Data excerpt
◇ ◇ ◇ ◇

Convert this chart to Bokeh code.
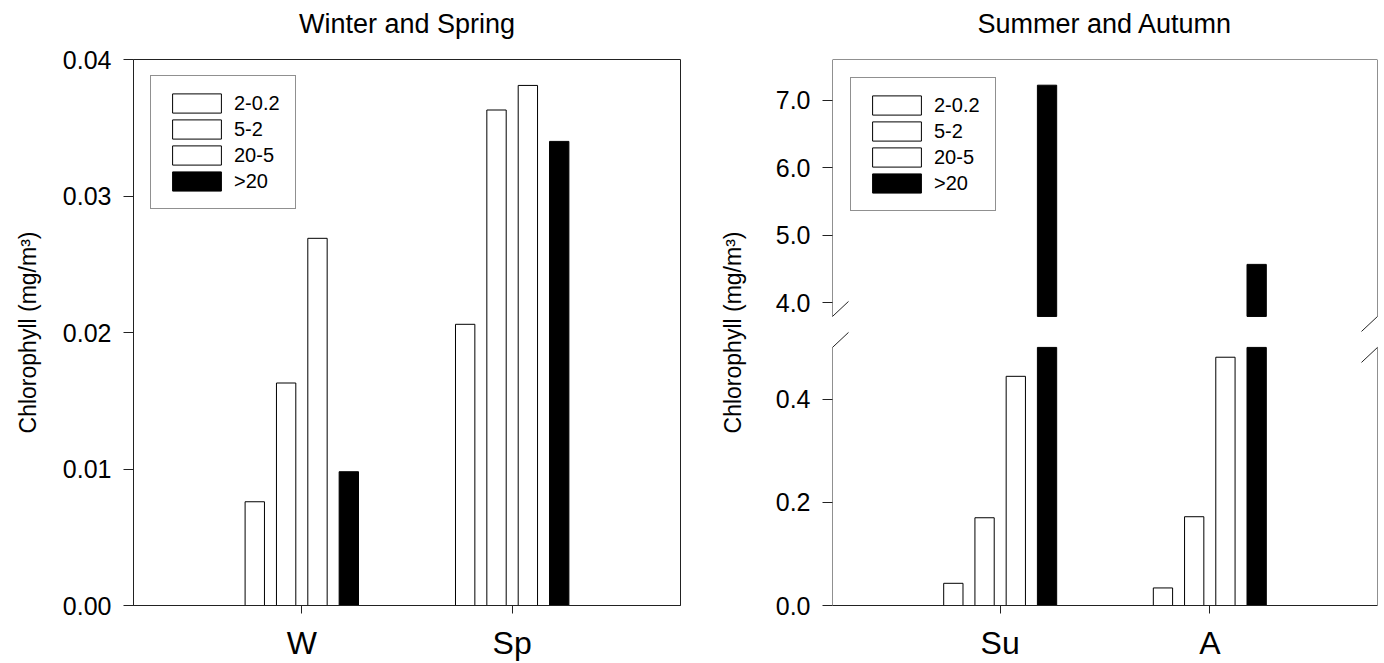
import numpy as np
from bokeh.plotting import figure
from bokeh.layouts import row
from bokeh.models import (FixedTicker, NumeralTickFormatter, Legend, LegendItem,
                          Arrow, ColumnDataSource, Range1d, Title)
from bokeh.embed import file_html
from bokeh.resources import INLINE

# ---------------- data ----------------
size_classes = ["2-0.2", "5-2", "20-5", ">20"]
fill_colors = ["white", "white", "white", "black"]

ws_title = "Winter and Spring"
ws_categories = ["W", "Sp"]
ws_2_02 = [0.0076, 0.0206]
ws_5_2 = [0.0163, 0.0363]
ws_20_5 = [0.0269, 0.0381]
ws_gt20 = [0.0098, 0.0340]
ws_ticks = [0.00, 0.01, 0.02, 0.03, 0.04]

sa_title = "Summer and Autumn"
sa_categories = ["Su", "A"]
sa_2_02 = [0.043, 0.034]
sa_5_2 = [0.170, 0.172]
sa_20_5 = [0.444, 0.481]
sa_gt20 = [7.22, 4.57]
sa_ticks_low = [0.0, 0.2, 0.4]
sa_ticks_high = [4.0, 5.0, 6.0, 7.0]

y_label = "Chlorophyll (mg/m³)"

# ---------------- style constants ----------------
FONT = "Liberation Sans"
AX = "#222222"
X_START, X_END = 0.2, 2.8
OFFSETS = [-0.2235, -0.0745, 0.0745, 0.2235]
BAR_W = 0.092
FRAME_H = 546

# broken axis (right panel)
LOW_MAX, HIGH_MIN, HIGH_MAX = 0.5, 3.8, 7.6
GAP, SCALE = 0.06, 0.131


def brk(v):
    v = np.asarray(v, dtype=float)
    return np.where(v <= LOW_MAX, v, LOW_MAX + GAP + (v - HIGH_MIN) * SCALE)


def style(p, cats, title, label_standoff):
    p.xgrid.visible = False
    p.ygrid.visible = False
    p.background_fill_color = "white"
    p.border_fill_color = "white"
    # spacer between frame and title, then the title itself (stacked outward)
    p.add_layout(Title(text=" ", text_font_size="10px", standoff=8), "above")
    p.add_layout(Title(text=title, text_font=FONT, text_font_size="27px",
                       text_font_style="normal", text_color="black",
                       align="center", standoff=0), "above")
    xa = p.xaxis[0]
    xa.ticker = FixedTicker(ticks=[i + 1 for i in range(len(cats))])
    xa.major_label_overrides = {i + 1: c for i, c in enumerate(cats)}
    xa.major_tick_out = 8
    xa.major_tick_in = 0
    xa.minor_tick_out = 0
    xa.minor_tick_in = 0
    xa.axis_line_color = AX
    xa.major_tick_line_color = AX
    xa.major_label_text_font = FONT
    xa.major_label_text_font_size = "32px"
    xa.major_label_text_color = "black"
    xa.major_label_standoff = 11
    ya = p.yaxis[0]
    ya.major_tick_out = 10
    ya.major_tick_in = 0
    ya.minor_tick_out = 0
    ya.minor_tick_in = 0
    ya.axis_line_color = AX
    ya.major_tick_line_color = AX
    ya.major_label_text_font = FONT
    ya.major_label_text_font_size = "25px"
    ya.major_label_text_color = "black"
    ya.major_label_standoff = 12
    ya.axis_label = y_label
    ya.axis_label_text_font = FONT
    ya.axis_label_text_font_size = "23px"
    ya.axis_label_text_font_style = "normal"
    ya.axis_label_text_color = "black"
    ya.axis_label_standoff = label_standoff


def add_legend(p, renderers, loc):
    items = [LegendItem(label=s, renderers=[r]) for s, r in zip(size_classes, renderers)]
    leg = Legend(items=items, location=loc)
    leg.border_line_color = AX
    leg.border_line_width = 1
    leg.background_fill_color = "white"
    leg.background_fill_alpha = 1
    leg.padding = 15
    leg.spacing = 2
    leg.margin = 0
    leg.glyph_width = 61
    leg.glyph_height = 24
    leg.label_standoff = 7
    leg.label_text_font = FONT
    leg.label_text_font_size = "20px"
    leg.label_text_color = "black"
    p.add_layout(leg)


# ---------------- left panel ----------------
p1 = figure(width=700, height=663, x_range=Range1d(X_START, X_END),
            y_range=Range1d(ws_ticks[0], ws_ticks[-1]),
            output_backend="svg", toolbar_location=None,
            min_border_left=133, min_border_right=20,
            min_border_top=59, min_border_bottom=58)
style(p1, ws_categories, ws_title, 19)
p1.outline_line_color = AX
p1.outline_line_width = 1
p1.yaxis[0].ticker = FixedTicker(ticks=ws_ticks)
p1.yaxis[0].formatter = NumeralTickFormatter(format="0.00")

ws_series = [ws_2_02, ws_5_2, ws_20_5, ws_gt20]
r1 = []
for i, vals in enumerate(ws_series):
    src = ColumnDataSource(dict(x=[k + 1 + OFFSETS[i] for k in range(len(vals))], top=vals))
    r = p1.vbar(x="x", top="top", bottom=0, width=BAR_W, source=src,
                fill_color=fill_colors[i], line_color="black", line_width=1)
    r1.append(r)
add_legend(p1, r1, (17, 396))

# ---------------- right panel (broken axis) ----------------
y_top = float(brk(HIGH_MAX))
p2 = figure(width=684, height=663, x_range=Range1d(X_START, X_END),
            y_range=Range1d(0, y_top),
            output_backend="svg", toolbar_location=None,
            min_border_left=132, min_border_right=7,
            min_border_top=59, min_border_bottom=58)
style(p2, sa_categories, sa_title, 27)
p2.outline_line_color = None
ya2 = p2.yaxis[0]
ya2.axis_line_color = None
all_ticks = sa_ticks_low + sa_ticks_high
tick_pos = [float(t) for t in brk(all_ticks)]
ya2.ticker = FixedTicker(ticks=tick_pos)
ya2.major_label_overrides = {tp: f"{t:.1f}" for tp, t in zip(tick_pos, all_ticks)}

sa_series = [sa_2_02, sa_5_2, sa_20_5, sa_gt20]
r2 = []
for i, vals in enumerate(sa_series):
    vals = np.asarray(vals, dtype=float)
    xs = [k + 1 + OFFSETS[i] for k in range(len(vals))]
    low_src = ColumnDataSource(dict(x=xs, top=brk(np.minimum(vals, LOW_MAX))))
    r = p2.vbar(x="x", top="top", bottom=0, width=BAR_W, source=low_src,
                fill_color=fill_colors[i], line_color="black", line_width=1)
    r2.append(r)
    hi = vals > HIGH_MIN
    hi_src = ColumnDataSource(dict(x=[x for x, h in zip(xs, hi) if h],
                                   top=brk(vals[hi]).tolist(),
                                   bottom=[float(brk(HIGH_MIN))] * int(hi.sum())))
    p2.vbar(x="x", top="top", bottom="bottom", width=BAR_W, source=hi_src,
            fill_color=fill_colors[i], line_color="black", line_width=1)
add_legend(p2, r2, (18, 394))

# frame lines with the break
y_lo = float(brk(LOW_MAX))
y_hi = float(brk(HIGH_MIN))
segs = [
    (X_START, 0, X_START, y_lo), (X_START, y_hi, X_START, y_top),
    (X_END, 0, X_END, y_lo), (X_END, y_hi, X_END, y_top),
    (X_START, y_top, X_END, y_top),
]
# break marks "/"
px_x = 545 / (X_END - X_START)
px_y = FRAME_H / y_top
dx, dy = 16 / px_x, 15 / px_y
for xb in (X_START, X_END):
    for yb in (y_lo, y_hi):
        segs.append((xb - dx, yb - dy, xb + dx, yb + dy))
for (xa, ya, xb, yb) in segs:
    p2.add_layout(Arrow(end=None, x_start=xa, y_start=ya, x_end=xb, y_end=yb,
                        line_color=AX, line_width=1))

layout = row(p1, p2)
open("out.html", "w").write(file_html(layout, INLINE))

◇ ◇ ◇ ◇

Exercise details
Copy nothing but the lines from the top of the data down to the line containing "return np.where(v <= LOW_MAX, v, LOW_MAX", and leave the pictures out.

The completed task
Convert this chart to Bokeh code.
import numpy as np
from bokeh.plotting import figure
from bokeh.layouts import row
from bokeh.models import (FixedTicker, NumeralTickFormatter, Legend, LegendItem,
                          Arrow, ColumnDataSource, Range1d, Title)
from bokeh.embed import file_html
from bokeh.resources import INLINE

# ---------------- data ----------------
size_classes = ["2-0.2", "5-2", "20-5", ">20"]
fill_colors = ["white", "white", "white", "black"]

ws_title = "Winter and Spring"
ws_categories = ["W", "Sp"]
ws_2_02 = [0.0076, 0.0206]
ws_5_2 = [0.0163, 0.0363]
ws_20_5 = [0.0269, 0.0381]
ws_gt20 = [0.0098, 0.0340]
ws_ticks = [0.00, 0.01, 0.02, 0.03, 0.04]

sa_title = "Summer and Autumn"
sa_categories = ["Su", "A"]
sa_2_02 = [0.043, 0.034]
sa_5_2 = [0.170, 0.172]
sa_20_5 = [0.444, 0.481]
sa_gt20 = [7.22, 4.57]
sa_ticks_low = [0.0, 0.2, 0.4]
sa_ticks_high = [4.0, 5.0, 6.0, 7.0]

y_label = "Chlorophyll (mg/m³)"

# ---------------- style constants ----------------
FONT = "Liberation Sans"
AX = "#222222"
X_START, X_END = 0.2, 2.8
OFFSETS = [-0.2235, -0.0745, 0.0745, 0.2235]
BAR_W = 0.092
FRAME_H = 546

# broken axis (right panel)
LOW_MAX, HIGH_MIN, HIGH_MAX = 0.5, 3.8, 7.6
GAP, SCALE = 0.06, 0.131


def brk(v):
    v = np.asarray(v, dtype=float)
    return np.where(v <= LOW_MAX, v, LOW_MAX + GAP + (v - HIGH_MIN) * SCALE)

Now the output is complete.